Waarom is Keynes dan zo populair bij onze journalisten en columnisten? Over deze groepen, die men tot de intelligentsia van de samenleving kan rekenen, kan gezegd worden dat ze een verschillend ideologisch profiel hebben dan het publiek waarvoor ze schrijven. Deze gedachte werd bijna 60 jaar geleden al geopperd door Hayek in “The Intellectuals and Socialism”. Daarin schuift Hayek naar voren hoe het volgens hem komt dat intellectuelen, zoals journalisten, socialistischer zijn dan het merendeel van de bevolking. Misschien is het goed om op dit moment te verduidelijken dat Hayek, hoewel zelf overtuigd liberaal, mensen met een linksere overtuiging geen slechte bedoelingen toeschrijft. Volgens hem vallen er in de opgeleide laag van de samenleving mensen met allerlei overtuigingen te vinden. Mensen maken hun levenskeuzes ook op basis van die overtuigingen. Dit zorgt ervoor dat mensen die hervormingsgezind zijn eerder een beroep gaan kiezen waarin ze ook de kans hebben om de koers die de maatschappij voert te bepalen. Het journalistieke beroep oefent aantrekkingskracht uit op mensen met linkse overtuigingen.

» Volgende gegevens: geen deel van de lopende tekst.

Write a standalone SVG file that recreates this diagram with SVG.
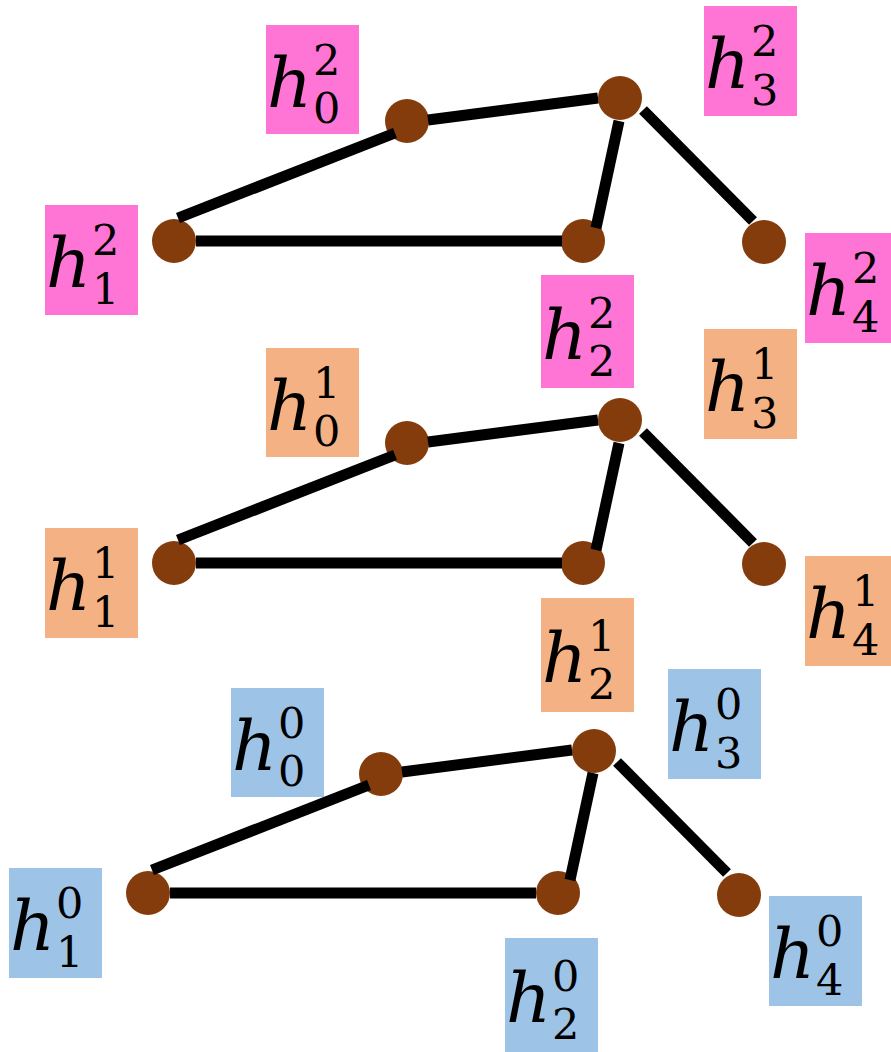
<svg xmlns="http://www.w3.org/2000/svg" width="891" height="1052" viewBox="0 0 891 1052">
  <style>
    .bg { fill: #ffffff; }
    .node { fill: #843C0C; }
    .edge { stroke: #000000; stroke-width: 11; stroke-linecap: butt; fill: none; }
    .l2 { fill: #FF75D6; }
    .l1 { fill: #F4B183; }
    .l0 { fill: #9DC3E6; }
    .lbl { font-family: "DejaVu Serif", "Liberation Serif", serif; font-size: 43px; fill: #000; }
    .sym { font-style: italic; font-size: 70px; }
  </style>
  <rect class="bg" x="0" y="0" width="891" height="1052"/>

  <!-- ===== Layer 2 (pink) ===== -->
  <g id="L2-h0">
    <circle class="node" cx="407" cy="121" r="22"/>
    <rect class="l2" x="266" y="25" width="93" height="109"/>
    <text class="lbl"><tspan class="sym" x="267" y="107">h</tspan><tspan x="313" y="75">2</tspan><tspan x="313" y="123">0</tspan></text>
  </g>
  <g id="L2-h1">
    <circle class="node" cx="174" cy="241" r="22"/>
    <rect class="l2" x="45" y="205" width="93" height="110"/>
    <text class="lbl"><tspan class="sym" x="46" y="287">h</tspan><tspan x="92" y="255">2</tspan><tspan x="92" y="304">1</tspan></text>
  </g>
  <g id="L2-h2">
    <circle class="node" cx="583" cy="241" r="22"/>
    <rect class="l2" x="541" y="275" width="93" height="113"/>
    <text class="lbl"><tspan class="sym" x="542" y="359">h</tspan><tspan x="588" y="328">2</tspan><tspan x="588" y="376">2</tspan></text>
  </g>
  <g id="L2-h3">
    <circle class="node" cx="620" cy="98" r="22"/>
    <rect class="l2" x="704" y="6" width="93" height="110"/>
    <text class="lbl"><tspan class="sym" x="705" y="88">h</tspan><tspan x="751" y="56">2</tspan><tspan x="751" y="105">3</tspan></text>
  </g>
  <g id="L2-h4">
    <circle class="node" cx="764" cy="242" r="22"/>
    <rect class="l2" x="805" y="233" width="93" height="110"/>
    <text class="lbl"><tspan class="sym" x="806" y="315">h</tspan><tspan x="852" y="283">2</tspan><tspan x="852" y="332">4</tspan></text>
  </g>

  <!-- ===== Layer 1 (peach) ===== -->
  <g id="L1-h0">
    <circle class="node" cx="407" cy="443" r="22"/>
    <rect class="l1" x="266" y="348" width="93" height="109"/>
    <text class="lbl"><tspan class="sym" x="267" y="430">h</tspan><tspan x="313" y="398">1</tspan><tspan x="313" y="446">0</tspan></text>
  </g>
  <g id="L1-h1">
    <circle class="node" cx="174" cy="563" r="22"/>
    <rect class="l1" x="45" y="528" width="93" height="110"/>
    <text class="lbl"><tspan class="sym" x="46" y="610">h</tspan><tspan x="92" y="578">1</tspan><tspan x="92" y="627">1</tspan></text>
  </g>
  <g id="L1-h2">
    <circle class="node" cx="583" cy="563" r="22"/>
    <rect class="l1" x="541" y="598" width="93" height="114"/>
    <text class="lbl"><tspan class="sym" x="542" y="682">h</tspan><tspan x="588" y="651">1</tspan><tspan x="588" y="699">2</tspan></text>
  </g>
  <g id="L1-h3">
    <circle class="node" cx="620" cy="420" r="22"/>
    <rect class="l1" x="704" y="329" width="93" height="110"/>
    <text class="lbl"><tspan class="sym" x="705" y="411">h</tspan><tspan x="751" y="379">1</tspan><tspan x="751" y="428">3</tspan></text>
  </g>
  <g id="L1-h4">
    <circle class="node" cx="764" cy="564" r="22"/>
    <rect class="l1" x="805" y="556" width="93" height="110"/>
    <text class="lbl"><tspan class="sym" x="806" y="638">h</tspan><tspan x="852" y="606">1</tspan><tspan x="852" y="655">4</tspan></text>
  </g>

  <!-- ===== Layer 0 (blue) ===== -->
  <g id="L0-h0">
    <circle class="node" cx="381" cy="774" r="22"/>
    <rect class="l0" x="231" y="688" width="93" height="109"/>
    <text class="lbl"><tspan class="sym" x="232" y="770">h</tspan><tspan x="278" y="738">0</tspan><tspan x="278" y="786">0</tspan></text>
  </g>
  <g id="L0-h1">
    <circle class="node" cx="148" cy="893" r="22"/>
    <rect class="l0" x="9" y="868" width="93" height="110"/>
    <text class="lbl"><tspan class="sym" x="10" y="950">h</tspan><tspan x="56" y="918">0</tspan><tspan x="56" y="967">1</tspan></text>
  </g>
  <g id="L0-h2">
    <circle class="node" cx="558" cy="893" r="22"/>
    <rect class="l0" x="505" y="938" width="93" height="114"/>
    <text class="lbl"><tspan class="sym" x="506" y="1022">h</tspan><tspan x="552" y="991">0</tspan><tspan x="552" y="1039">2</tspan></text>
  </g>
  <g id="L0-h3">
    <circle class="node" cx="594" cy="751" r="22"/>
    <rect class="l0" x="668" y="669" width="93" height="110"/>
    <text class="lbl"><tspan class="sym" x="669" y="751">h</tspan><tspan x="715" y="719">0</tspan><tspan x="715" y="768">3</tspan></text>
  </g>
  <g id="L0-h4">
    <circle class="node" cx="739" cy="895" r="22"/>
    <rect class="l0" x="769" y="896" width="93" height="110"/>
    <text class="lbl"><tspan class="sym" x="770" y="978">h</tspan><tspan x="816" y="946">0</tspan><tspan x="816" y="995">4</tspan></text>
  </g>

  <!-- ===== Connectors (drawn over the node discs) ===== -->
  <g id="connectors">
    <g id="edges-L2">
      <line class="edge" x1="178" y1="218" x2="395" y2="133"/>
      <line class="edge" x1="428" y1="120" x2="598" y2="98"/>
      <line class="edge" x1="196" y1="241" x2="562" y2="241"/>
      <line class="edge" x1="619" y1="121" x2="596" y2="228"/>
      <line class="edge" x1="643" y1="110" x2="753" y2="221"/>
    </g>
    <g id="edges-L1">
      <line class="edge" x1="178" y1="540" x2="395" y2="455"/>
      <line class="edge" x1="428" y1="442" x2="598" y2="420"/>
      <line class="edge" x1="196" y1="563" x2="562" y2="563"/>
      <line class="edge" x1="619" y1="443" x2="596" y2="550"/>
      <line class="edge" x1="643" y1="432" x2="753" y2="543"/>
    </g>
    <g id="edges-L0">
      <line class="edge" x1="152" y1="870" x2="369" y2="785"/>
      <line class="edge" x1="402" y1="772" x2="572" y2="750"/>
      <line class="edge" x1="170" y1="893" x2="536" y2="893"/>
      <line class="edge" x1="593" y1="773" x2="570" y2="880"/>
      <line class="edge" x1="617" y1="762" x2="727" y2="873"/>
    </g>
  </g>
</svg>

Ook recent empirisch onderzoek van de UGent bevestigt dit profiel. Door de verspreiding van enquêtes bij Vlaamse beroepsjournalisten kwamen onderzoekers te weten dat het merendeel van de journalisten zich progressiever beschouwt dan het medium waarvoor ze schrijven. Dit wil uiteraard niet zeggen dat de redacties van onze Vlaamse media een rode speeltuin vormen. Er zijn meer filters die bepalen hoe het nieuws er uitziet dan de individuele journalist. Toch is de algemene ideologische overtuiging van journalisten van belang voor dit onderwerp. Iemand met een links en progressief profiel zal immers minder problemen hebben met overheidsinmenging in de economie. Maar waarom zijn de ideeën van Keynes juist nu zo populair? Volgens ons is dit zowel bij zowel journalisten en columnisten als bij politici om een vergelijkbare reden. Het Keynesiaanse perspectief vertolken biedt hen namelijk mogelijkheden.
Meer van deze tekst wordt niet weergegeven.